Lovell écrit qu'aujourd'hui « la Chine est gouvernée par le dirigeant le plus fort et le plus maoïste que le pays ait eu depuis Mao. Xi Jinping […] a normalisé des aspects de la culture politique maoïste : les séances de critique/autocritique [et] le culte de la personnalité ». Le culte de la personnalité de Xi, comparé à Mao, est selon elle « pâle et peu convaincant ». Elle écrit que la gestion directe par Xi de la vaste campagne anticorruption « est un retour évident au monopole du parti sur le pouvoir politique et juridique sous Mao ».


Bien que très important, ce livre n'est pas indispensable. La portée mondiale du maoïsme est en effet un sujet intéressant, mais il n'a pas non plus changé le monde. « Il est peu probable que la mystique de Mao », a écrit Andrew Nathan dans le magazine Foreign Affairs, « ait donné à la Chine autant d'influence sur les événements mondiaux que Lovell le prétend ». Les aventures étrangères sous Mao ont été pour la plupart infructueuses. Le Népal est en fait le seul endroit où les maoïstes ont pris le pouvoir. Même si le renversement du capitalisme est le but ultime de tout système communiste, la Chine n'a jamais été particulièrement proche d'atteindre cet objectif. L'héritage culturel de Mao sur le monde occidental est probablement la plus forte empreinte du maoïsme en dehors de la Chine.

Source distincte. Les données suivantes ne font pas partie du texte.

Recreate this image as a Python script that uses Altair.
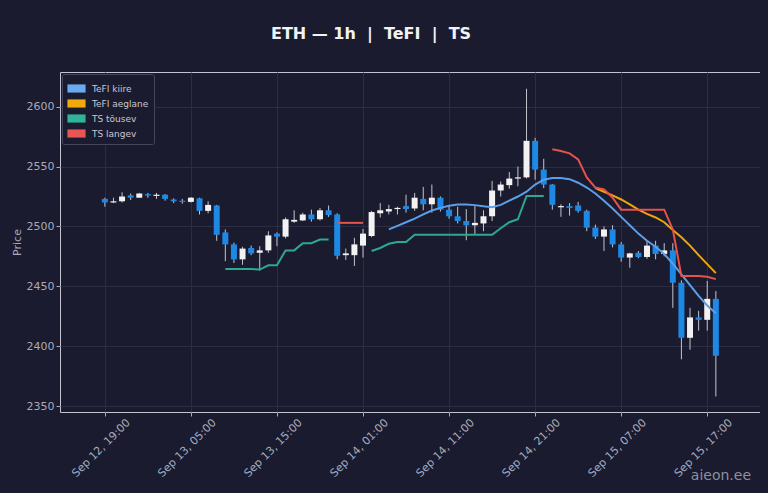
import pandas as pd
import altair as alt

# ETH 1h küünlad, Sep 12 19:00 UTC alates
opens = [2523, 2520, 2521, 2526, 2524, 2527, 2525.5, 2526.5, 2522.5, 2521.5,
         2520.5, 2523.5, 2513, 2517.5, 2495, 2485, 2472.5, 2482, 2478, 2480,
         2494, 2491.5, 2504, 2505, 2510, 2506, 2513.5, 2510, 2476, 2476,
         2484, 2492, 2511, 2512.5, 2514.5, 2517, 2515, 2523, 2518.5, 2524,
         2514, 2508.5, 2504.5, 2501, 2502.5, 2508.5, 2530, 2534.5, 2540, 2541,
         2571.5, 2547.5, 2535, 2516, 2517, 2517.5, 2513, 2499, 2491.5, 2497.5,
         2485, 2474, 2478, 2474.5, 2484, 2477, 2480, 2453, 2407, 2424,
         2422, 2439.5]
highs = [2524, 2524, 2528.5, 2527.5, 2528, 2528, 2528, 2527, 2523.5, 2523,
         2524.5, 2524, 2521, 2518, 2497.5, 2486.5, 2483, 2484, 2483.5, 2496,
         2495, 2507.5, 2513.5, 2511.5, 2514, 2515.5, 2517.5, 2511, 2481.5, 2490.5,
         2498, 2513, 2519.5, 2518, 2516.5, 2526.5, 2528, 2533, 2535, 2525,
         2517, 2516.5, 2514.5, 2517, 2513.5, 2538, 2537.5, 2545.5, 2550, 2615,
         2574, 2556.5, 2535.5, 2518.5, 2519.5, 2520.5, 2514, 2501.5, 2500, 2501,
         2487, 2478, 2479.5, 2488, 2488, 2486, 2486, 2455, 2432, 2429.5,
         2454.5, 2446]
lows = [2516.5, 2519.5, 2520, 2522, 2524, 2524, 2523, 2521.5, 2519.5, 2519,
        2520, 2510, 2511, 2488, 2471, 2469.5, 2468, 2476, 2463, 2478,
        2483.5, 2490, 2503, 2504.5, 2504, 2505, 2508, 2472.5, 2472, 2467,
        2474, 2491, 2507.5, 2510, 2510, 2511.5, 2513, 2513.5, 2511.5, 2512.5,
        2506.5, 2502.5, 2488.5, 2493.5, 2496, 2504.5, 2525, 2531.5, 2533.5, 2540,
        2539, 2532, 2514, 2508, 2509, 2511.5, 2496, 2489.5, 2479.5, 2482.5,
        2470.5, 2465.5, 2473.5, 2473, 2472.5, 2475, 2432, 2389, 2397, 2413,
        2413, 2358]
closes = [2520, 2521, 2525, 2524, 2527.5, 2525.8, 2526.5, 2523, 2521, 2520.5,
          2524, 2513, 2518, 2493, 2485, 2472.5, 2481.5, 2477.5, 2480, 2492.5,
          2491.5, 2506, 2505.5, 2510, 2506, 2513.5, 2509.5, 2475.5, 2477.5, 2485,
          2494, 2512, 2513.5, 2514.5, 2515.5, 2514.5, 2524, 2518.5, 2524, 2514,
          2508.5, 2504.5, 2501, 2503, 2508.5, 2530, 2535, 2540, 2541, 2571.5,
          2547.5, 2535, 2518, 2517, 2515.5, 2513, 2499, 2491.5, 2497.5, 2485,
          2474, 2477.5, 2474.5, 2484, 2477, 2480, 2453, 2407, 2424, 2422,
          2439.5, 2392]

# TeFI kiire (küünlast 33), TeFI aeglane (küünlast 57)
kiire_start = 33
tefi_kiire = [2497.5, 2500.5, 2503.5, 2506.5, 2510, 2513.3, 2515.5, 2517.2, 2518.3, 2518.3,
              2517.8, 2516.8, 2516, 2518, 2521.5, 2525, 2529, 2535, 2539, 2540.5,
              2540.5, 2539.5, 2536.5, 2532.5, 2527.5, 2521.5, 2515, 2508, 2501, 2494,
              2488, 2483, 2477, 2469, 2460, 2451, 2442, 2434, 2427.5]
aeglane_start = 57
tefi_aeglane = [2532, 2529, 2526, 2522.5, 2518.5, 2514, 2510.5, 2507.5, 2503.5, 2497,
                2491, 2484, 2476, 2468.5, 2461]

# TS segmendid: (algusküünal, väärtused)
ts_tousev = [
    (14, [2464.5, 2464.5, 2464.5, 2464.5, 2464, 2467.5, 2467.5, 2480, 2480, 2486,
          2486, 2489, 2489]),
    (31, [2479.5, 2482, 2485.5, 2487, 2487, 2493, 2493, 2493, 2493, 2493,
          2493, 2493, 2493, 2493, 2493, 2498.5, 2503.5, 2506, 2525.5, 2525.5,
          2525.5]),
]
ts_langev = [
    (27, [2503, 2503, 2503, 2503]),
    (52, [2564.5, 2563, 2561, 2556, 2541, 2532.5, 2531, 2524, 2514, 2514,
          2514, 2514, 2514, 2514, 2497.5, 2458.5, 2458.5, 2458.5, 2458, 2456]),
]

series_names = ["TeFI kiire", "TeFI aeglane", "TS tõusev", "TS langev"]
series_colors = ["#5b9fea", "#f0a30a", "#2ea98f", "#e5534b"]
legend_colors = ["#6aaaf0", "#f0a80c", "#2fb39a", "#e85555"]

x_ticks = ["2025-09-12 19:00", "2025-09-13 05:00", "2025-09-13 15:00", "2025-09-14 01:00",
           "2025-09-14 11:00", "2025-09-14 21:00", "2025-09-15 07:00", "2025-09-15 17:00"]

HOUR = 3600 * 1000
base = int(pd.Timestamp("2025-09-12 19:00", tz="UTC").value // 10**6)


def ms(s):
    return int(pd.Timestamp(s, tz="UTC").value // 10**6)


candles = pd.DataFrame({
    "t": [base + i * HOUR for i in range(len(opens))],
    "open": opens, "high": highs, "low": lows, "close": closes,
})
candles["dir"] = ["up" if c >= o else "down" for o, c in zip(opens, closes)]

rows = []
for i, v in enumerate(tefi_kiire):
    rows.append({"t": base + (kiire_start + i) * HOUR, "v": v, "series": "TeFI kiire", "seg": "k"})
for i, v in enumerate(tefi_aeglane):
    rows.append({"t": base + (aeglane_start + i) * HOUR, "v": v, "series": "TeFI aeglane", "seg": "a"})
for n, (start, vals) in enumerate(ts_tousev):
    for i, v in enumerate(vals):
        rows.append({"t": base + (start + i) * HOUR, "v": v, "series": "TS tõusev", "seg": f"u{n}"})
for n, (start, vals) in enumerate(ts_langev):
    for i, v in enumerate(vals):
        rows.append({"t": base + (start + i) * HOUR, "v": v, "series": "TS langev", "seg": f"d{n}"})
lines = pd.DataFrame(rows)

BG = "#1a1b2e"
TXT = "#a9aabb"
SP = "\u00a0\u00a0"  # svg ei ahenda nbsp-tühikuid

x_dom = [base - int(4.63 * HOUR), base + int(75.55 * HOUR)]
x_enc = alt.X("t:T", title=None,
              scale=alt.Scale(type="utc", domain=x_dom),
              axis=alt.Axis(values=[ms(s) for s in x_ticks], format="%b %d, %H:%M",
                            labelAngle=-45, labelAlign="center", labelBaseline="middle",
                            labelPadding=32, labelOffset=-4))
y_scale = alt.Scale(domain=[2345, 2629], nice=False, zero=False)
y_axis = alt.Axis(values=[2350, 2400, 2450, 2500, 2550, 2600], title="Price", format="d")

wick = alt.Chart(candles).mark_rule(color="#c4c4cc", strokeWidth=1).encode(
    x=x_enc,
    y=alt.Y("low:Q", scale=y_scale, axis=y_axis),
    y2="high:Q",
)

body = alt.Chart(candles).mark_bar(size=6).encode(
    x=alt.X("t:T"),
    y=alt.Y("open:Q"),
    y2="close:Q",
    fill=alt.Fill("dir:N", scale=alt.Scale(domain=["up", "down"], range=["#f2f2f2", "#1e88e5"]),
                  legend=None),
)

line = alt.Chart(lines).mark_line().encode(
    x=alt.X("t:T"),
    y=alt.Y("v:Q"),
    detail="seg:N",
    color=alt.Color("series:N", scale=alt.Scale(domain=series_names, range=series_colors),
                    legend=None),
)

# legendi jaoks tühi kiht, et saada täidetud ristkülikud
legend_layer = alt.Chart(lines).mark_point(filled=True).encode(
    x=alt.X("t:T"),
    y=alt.Y("v:Q"),
    fill=alt.Fill("series:N", scale=alt.Scale(domain=series_names, range=legend_colors),
                  legend=alt.Legend(title=None, orient="top-left", offset=2,
                                    fillColor=BG, strokeColor="#45465c", padding=5,
                                    cornerRadius=2, labelColor="#c8c8d2", labelFontSize=9,
                                    symbolType="M-1,-0.45H1V0.45H-1Z", symbolSize=330,
                                    symbolStrokeWidth=0, symbolOpacity=1,
                                    rowPadding=0, labelOffset=6)),
).transform_filter("false")

mark = alt.Chart(pd.DataFrame({"txt": ["aieon.ee"]})).mark_text(
    align="right", baseline="middle", fontSize=14, color="#8e8fa0", font="DejaVu Sans"
).encode(x=alt.value(691), y=alt.value(404), text="txt:N")

chart = (
    alt.layer(wick, body, line, legend_layer, mark)
    .resolve_scale(fill="independent")
    .properties(
        width=700, height=340, autosize="none",
        padding={"left": 52, "top": 64, "right": 0, "bottom": 78},
        title=alt.TitleParams(f"ETH — 1h{SP}|{SP}TeFI{SP}|{SP}TS", fontSize=16, fontWeight="bold",
                              color="#f2f2f6", font="DejaVu Sans", anchor="middle",
                              offset=30, dx=-39),
    )
    .configure(background=BG, font="DejaVu Sans")
    .configure_view(fill=BG, stroke="#c4c4d0", strokeWidth=1)
    .configure_axis(labelColor=TXT, titleColor=TXT, labelFontSize=11, titleFontSize=11,
                    titleFontWeight="normal", tickColor=TXT, tickSize=4, domain=False,
                    gridColor="#2c2d44", gridWidth=1)
)

chart.save("out.html", embed_options={"renderer": "svg", "actions": False})

# lehe taust samuti tumedaks
with open("out.html", encoding="utf-8") as f:
    html = f.read()
html = html.replace("<head>", f"<head>\n<style>html, body {{ background: {BG}; }}</style>", 1)
with open("out.html", "w", encoding="utf-8") as f:
    f.write(html)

Comme Lovell l'écrit elle-même, la représentation de Mao comme un leader « planétaire » par les propagandistes chinois « était souvent plus une question d'amour-propre domestique que de realpolitik internationale ». Elle ajoute que sa « politique étrangère volatile » — notamment sa « rivalité souvent étrangement féroce avec l'Union soviétique » et son soutien disparate aux insurrections communistes à l'étranger — n'ont fait que rendre le mouvement communiste plus impuissant.


Néanmoins, ce livre met à mal l'orthodoxie occidentale selon laquelle, sous Mao, la Chine n'avait aucun engagement avec le monde extérieur. Cela montre donc ce que la Chine, sous un dirigeant fort et ambitieux comme Xi Jinping, pourrait essayer de faire.